(OBJECTIVE):
Pictures stay out. Extract the lines below from the first one through the line with "import plotly.graph_objects as go", both included.

════════════════════

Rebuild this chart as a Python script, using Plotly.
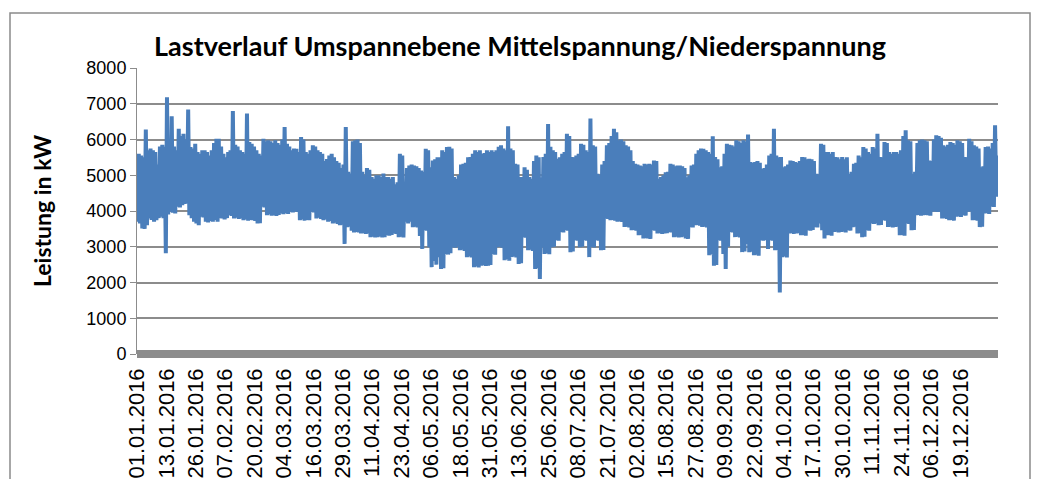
import plotly.graph_objects as go

# ---------------- data ----------------
# daily maximum load in kW, 01.01.2016 ... 31.12.2016 (366 days)
daily_max = [
    5600, 5550, 5500, 6280, 5700, 5750, 5700, 5650, 5300, 5800,
    5850, 5800, 7180, 5900, 6650, 5800, 5700, 6300, 6100, 6160,
    6000, 6840, 5790, 5750, 5880, 5650, 5600, 5700, 5700, 5650,
    5550, 5700, 5900, 6020, 6020, 5800, 5600, 5500, 5650, 5700,
    6800, 5850, 5800, 5700, 5650, 5600, 6730, 5930, 5880, 5800,
    5700, 5600, 5550, 6020, 5950, 5980, 5950, 5900, 5980, 5900,
    5850, 6000, 6350, 5880, 5800, 5700, 5750, 5740, 5650, 6070,
    6000, 5650, 5600, 5700, 5840, 5800, 5700, 5650, 5600, 5400,
    5450, 5550, 5600, 5500, 5400, 5350, 5200, 5300, 6350, 5100,
    5050, 5950, 5980, 6000, 5900, 5100, 5000, 5200, 5150, 4950,
    4900, 5000, 5000, 4950, 5050, 4950, 4950, 4900, 4950, 4750,
    4800, 5600, 5550, 4750, 5200, 5270, 5300, 5270, 5250, 5200,
    5130, 5100, 5740, 5700, 5220, 5410, 5450, 5500, 5500, 5700,
    5650, 5790, 5800, 5750, 4950, 4900, 5000, 5300, 5320, 5350,
    5500, 5510, 5600, 5700, 5650, 5700, 5600, 5620, 5700, 5650,
    5700, 5650, 5700, 5800, 5840, 5750, 5700, 6370, 5750, 5700,
    5320, 5300, 4950, 4950, 5220, 5150, 4950, 4900, 5400, 5550,
    5500, 4940, 5510, 5600, 6430, 5800, 5700, 5650, 5460, 5500,
    5600, 5650, 6160, 6100, 5510, 5500, 5550, 5600, 5880, 5850,
    5700, 5650, 6590, 5840, 5800, 5040, 5000, 5300, 5400, 5840,
    5900, 6100, 6300, 6200, 5980, 6000, 5950, 5840, 5800, 5700,
    5400, 5320, 5300, 5270, 5250, 5320, 5300, 5320, 5300, 5410,
    5400, 4900, 4950, 5000, 5080, 5100, 5320, 5300, 5250, 5270,
    5270, 5250, 5200, 4940, 5000, 5270, 5300, 5600, 5700, 5750,
    5740, 5700, 5650, 5600, 6090, 5510, 5450, 5220, 5250, 5600,
    5880, 5850, 5840, 5800, 5980, 5950, 5900, 5980, 5950, 6140,
    5370, 5350, 5370, 5400, 5350, 5180, 5200, 5300, 5550, 5600,
    6300, 5550, 5500, 5510, 5220, 5250, 5300, 5410, 5400, 5370,
    5350, 5400, 5510, 5500, 5450, 5460, 5450, 5400, 5040, 5000,
    5880, 5850, 5650, 5650, 5600, 5650, 5510, 5500, 5450, 5510,
    5450, 5500, 5040, 5100, 5320, 5350, 5550, 5500, 5790, 5750,
    5650, 5600, 5790, 5750, 6160, 5510, 5500, 5930, 5900, 5650,
    5600, 5650, 5650, 5600, 5700, 6100, 6260, 5980, 5950, 5040,
    5100, 5900, 5980, 6000, 5980, 5950, 5410, 5400, 6000, 6120,
    6100, 6050, 5840, 5800, 5850, 5930, 5900, 5850, 5980, 5950,
    5900, 5510, 5500, 6020, 5950, 5840, 5800, 5750, 5220, 5250,
    5790, 5800, 5750, 5900, 6400, 5550,
]

# daily minimum load in kW
daily_min = [
    3700, 3650, 3510, 3500, 3600, 3790, 3750, 3700, 3740, 3800,
    3840, 3800, 2820, 3900, 3980, 3950, 3930, 4120, 4100, 4160,
    4200, 4210, 3880, 3800, 3700, 3650, 3600, 3840, 3820, 3700,
    3680, 3720, 3700, 3750, 3700, 3800, 3790, 3760, 3800, 3880,
    3860, 3790, 3810, 3780, 3790, 3740, 3760, 3730, 3750, 3740,
    3720, 3650, 3660, 4120, 4100, 3880, 3900, 3870, 3880, 3860,
    3890, 3930, 3910, 3940, 3920, 3980, 3960, 3990, 3970, 3740,
    3760, 3730, 3750, 3740, 3980, 3960, 3790, 3810, 3780, 3740,
    3760, 3700, 3720, 3650, 3670, 3640, 3600, 3620, 3080, 3550,
    3560, 3450, 3400, 3410, 3400, 3370, 3380, 3360, 3370, 3270,
    3280, 3260, 3270, 3290, 3260, 3270, 3320, 3310, 3330, 3370,
    3360, 3270, 3280, 3260, 3700, 3650, 3700, 3550, 3560, 3540,
    3300, 2940, 3460, 3450, 2990, 2430, 2600, 2500, 2710, 2380,
    2400, 2800, 2780, 2820, 2990, 2970, 3000, 2900, 2920, 2880,
    2710, 2730, 2700, 2430, 2450, 2420, 2470, 2480, 2460, 2470,
    2490, 2800, 2780, 2990, 3000, 2970, 2620, 2640, 2610, 2710,
    2730, 2700, 2520, 2540, 3270, 3250, 2900, 2920, 2880, 2380,
    2400, 2100, 2990, 2800, 2820, 2790, 2990, 3000, 3180, 3170,
    3410, 3400, 3460, 3450, 2850, 2870, 3180, 3170, 2990, 3000,
    3180, 3170, 2710, 2990, 2980, 3180, 3170, 2900, 2910, 3790,
    3780, 3740, 3750, 3730, 3700, 3710, 3690, 3550, 3560, 3540,
    3460, 3470, 3450, 3320, 3330, 3230, 3240, 3230, 3220, 3460,
    3450, 3370, 3380, 3360, 3370, 3380, 3410, 3400, 3270, 3280,
    3260, 3270, 3280, 3230, 3220, 3550, 3540, 3600, 3610, 3590,
    3550, 3560, 3540, 2760, 2780, 2470, 2490, 3180, 3170, 2800,
    2380, 3000, 3410, 3400, 3270, 3280, 3260, 2850, 2870, 3080,
    2850, 2860, 2760, 2780, 2750, 3180, 3170, 3190, 2940, 3180,
    3170, 2900, 2910, 1720, 2710, 2730, 2700, 3370, 3380, 3360,
    3370, 3380, 3320, 3330, 3310, 3460, 3450, 3470, 3550, 3540,
    3650, 3460, 3230, 3320, 3330, 3310, 3410, 3420, 3400, 3410,
    3420, 3400, 3460, 3450, 3550, 3560, 3370, 3380, 3270, 3280,
    3460, 3450, 3650, 3640, 3650, 3600, 3610, 3740, 3730, 3550,
    3560, 3540, 3550, 3560, 3320, 3330, 3310, 3650, 3640, 3460,
    3470, 3880, 3890, 3870, 3880, 3890, 3880, 3870, 3980, 3990,
    3970, 3980, 3790, 3800, 3780, 3740, 3750, 3730, 3840, 3850,
    3830, 3880, 3870, 3980, 3990, 3740, 3750, 3730, 3550, 3560,
    3930, 3940, 3920, 4120, 4110, 4400,
]

tick_labels = [
    "01.01.2016", "13.01.2016", "26.01.2016", "07.02.2016", "20.02.2016",
    "04.03.2016", "16.03.2016", "29.03.2016", "11.04.2016", "23.04.2016",
    "06.05.2016", "18.05.2016", "31.05.2016", "13.06.2016", "25.06.2016",
    "08.07.2016", "21.07.2016", "02.08.2016", "15.08.2016", "27.08.2016",
    "09.09.2016", "22.09.2016", "04.10.2016", "17.10.2016", "30.10.2016",
    "11.11.2016", "24.11.2016", "06.12.2016", "19.12.2016",
]
tick_step_days = 12.5
y_ticks = [0, 1000, 2000, 3000, 4000, 5000, 6000, 7000, 8000]

title_text = "Lastverlauf Umspannebene Mittelspannung/Niederspannung"
y_title = "Leistung in kW"

# ---------------- build series ----------------
xs, ys = [], []
for d, (lo, hi) in enumerate(zip(daily_min, daily_max)):
    xs += [d + 0.25, d + 0.75]
    ys += [lo, hi]

# the page body adds an 8px margin; the figure is sized to end at the window edge
OFF = 8
W, H = 1040 - OFF, 479 - OFF
L, R, T, B = 137 - OFF, 42, 68 - OFF, 125
pw, ph = W - L - R, H - T - B


def px(xw):
    """window pixel x -> paper x"""
    return (xw - OFF - L) / pw


def py(yw):
    """window pixel y -> paper y"""
    return (T + ph - (yw - OFF)) / ph


fig = go.Figure()
fig.add_trace(go.Scatter(
    x=xs, y=ys, mode="lines",
    line=dict(color="#4A7EBB", width=4),
    hoverinfo="skip", showlegend=False,
))

grid_col = "#8C8C8C"
frame_col = "#8A8A8A"
fig.update_layout(
    width=W, height=H,
    margin=dict(l=L, r=R, t=T, b=B, pad=0, autoexpand=False),
    paper_bgcolor="white", plot_bgcolor="white",
    title=dict(
        text="<b>" + title_text + "</b>",
        x=(520 - OFF) / W, xref="container", xanchor="center",
        y=1 - (47 - OFF) / H, yref="container", yanchor="middle",
        font=dict(family="Lato", size=27, color="black"),
    ),
    xaxis=dict(
        range=[0, len(daily_max)],
        tickmode="array",
        tickvals=[i * tick_step_days for i in range(len(tick_labels))],
        ticktext=tick_labels,
        tickangle=-90,
        tickfont=dict(family="Liberation Sans", size=22, color="black"),
        ticklabelstandoff=9,
        showgrid=False, zeroline=False, showline=False,
        ticks="", fixedrange=True, automargin=False,
    ),
    yaxis=dict(
        range=[0, 8000],
        tickmode="array", tickvals=y_ticks,
        tickfont=dict(family="Liberation Sans", size=18, color="black"),
        showgrid=True, gridcolor=grid_col, gridwidth=1.5,
        zeroline=True, zerolinecolor="#8C8C8C", zerolinewidth=8,
        showline=True, linecolor=grid_col, linewidth=1,
        ticks="outside", ticklen=6, tickcolor=grid_col,
        title=dict(text="<b>" + y_title + "</b>", standoff=28,
                   font=dict(family="Lato", size=23, color="black")),
        fixedrange=True, automargin=False,
    ),
    shapes=[
        # frame of the chart object
        dict(type="rect", xref="paper", yref="paper",
             x0=px(10), x1=px(1030), y0=py(500), y1=py(13),
             line=dict(color=frame_col, width=1.5), layer="below"),
        # bottom edge of the chart above
        dict(type="line", xref="paper", yref="paper",
             x0=px(3), x1=px(1037), y0=py(7), y1=py(7),
             line=dict(color=frame_col, width=1.5), layer="below"),
        dict(type="line", xref="paper", yref="paper",
             x0=px(3), x1=px(3), y0=py(-5), y1=py(7),
             line=dict(color=frame_col, width=1.5), layer="below"),
        dict(type="line", xref="paper", yref="paper",
             x0=px(1037), x1=px(1037), y0=py(-5), y1=py(7),
             line=dict(color=frame_col, width=1.5), layer="below"),
    ],
)

fig.write_html("out.html")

════════════════════

(ANSWER FOR THE TASK):
Rebuild this chart as a Python script, using Plotly.
import plotly.graph_objects as go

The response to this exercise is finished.